I can only speak for myself, but in the almost 30 years I have been sexually active the only time that I was not vigilant was when I wanted to become pregnant. I managed to prevent pregnancy just fine for the other 28 years of being childfree, then a "fencesitter" and now a parent.

With that, I will unsubscribe to this thread and leave you childfree folks to your cheerful thread :teeth:. I'll see most of you around the parenting threads :rotfl:!

I do not understand why you'd have a problem with being called a "fencesitter" since you just said after 28 yrs that you *wanted* to get pregnant (therefore you were not 100% opposed to having children in your future).

Sorry, but if you are trying to get pregnant, you are not, nor have you ever been, committed to living childfree by choice.

"Stuff may happen" to some people, parenthood may "sneak up" (your words) on some people- BUT I will not ever, ever be one of those people. I know myself well enough to know this.
 
chobie said:
There are plenty of parenting threads on the Community Board that many of the child-free posters on this thread have put their two-cents into. That's all I'm saying.


There's plenty of parenting threads on the CB that the CF do *not* comment on as well.

Take the post about "I Hate Being Pregnant- am I Evil?"- I mean, there's a *lot* I could have said, and believe me, I would have been flamed- but I did not post there at all. I have, however, lurked there for entertainment/curiousity reasons. Same goes for a lot of the parenting topics.
 
but she may have reasons that she can't use hormonal birth control (family history, smoking, etc.).

Smoking. Ah, yes I just looove when people use *smoking* as an excuse not to take BCPs. I mean, how about, gee I dunno- *QUITTING SMOKING" instead of using it as an excuse not to take BCPs??

Yes BC is not 100%, but the rate of so-called "accidents" far exceeds the rate of what the birth control manufactuers predict. Why? Because people are not using the bc properly.

There are legitimate cases of "Fertile Myrtles"- women who are so fertile that NO birth control works, and even 2 methods do not work on them- but these people are few and far between and do not account for the large number of "accidents" you hear about.
 
goofygirl said:
I do not understand why you'd have a problem with being called a "fencesitter" since you just said after 28 yrs that you *wanted* to get pregnant (therefore you were not 100% opposed to having children in your future).

Sorry, but if you are trying to get pregnant, you are not, nor have you ever been, committed to living childfree by choice.

"Stuff may happen" to some people, parenthood may "sneak up" (your words) on some people- BUT I will not ever, ever be one of those people. I know myself well enough to know this.
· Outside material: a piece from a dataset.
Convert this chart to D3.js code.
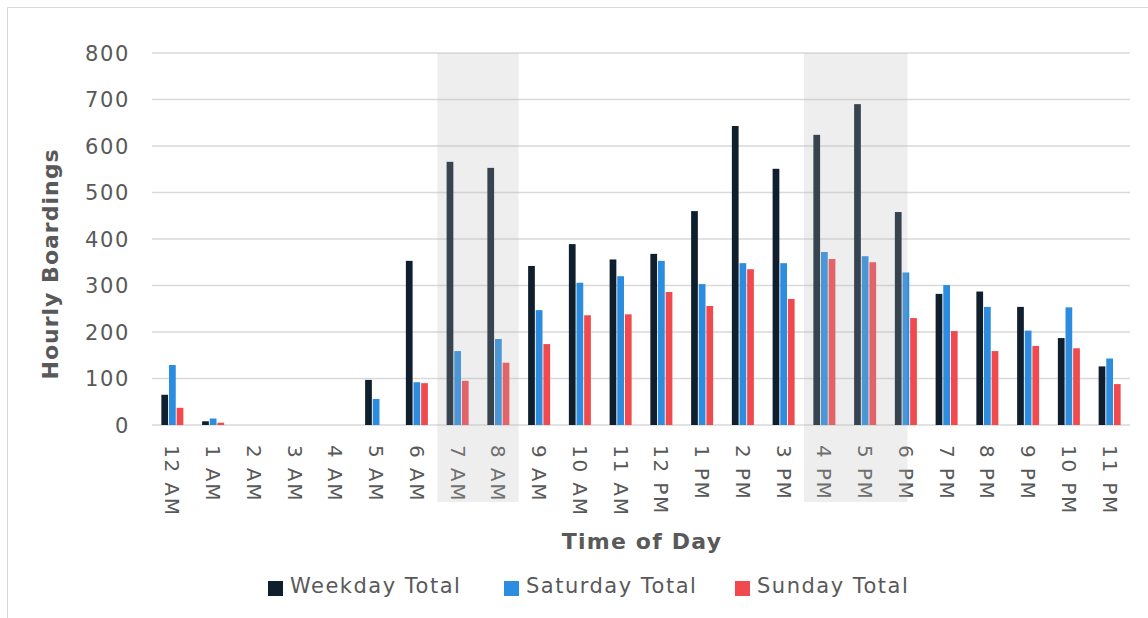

:confused3 Are you kidding me?? You couldn't possibly "know yourself well enough" so that your not going to get pregnant. The only way for you to be 100% positive that your going to stay "cheerfully childless" for the rest of your life is to not be sexually active. I hope you never "accidentally" get pregnant because I couldn't help but pity the poor child. :sad2:

On a side note, I couldn't help but read this thread when I saw the title. Once DBF and I are married and out of med school we definately DO want children. Thought i'd throw that in so I wasn't mixed in with the "cheerfully childfree" popcorn::
 
Wow, some sure don't seem very cheerful and seem to be consumed with thoughts of children and pregnancy.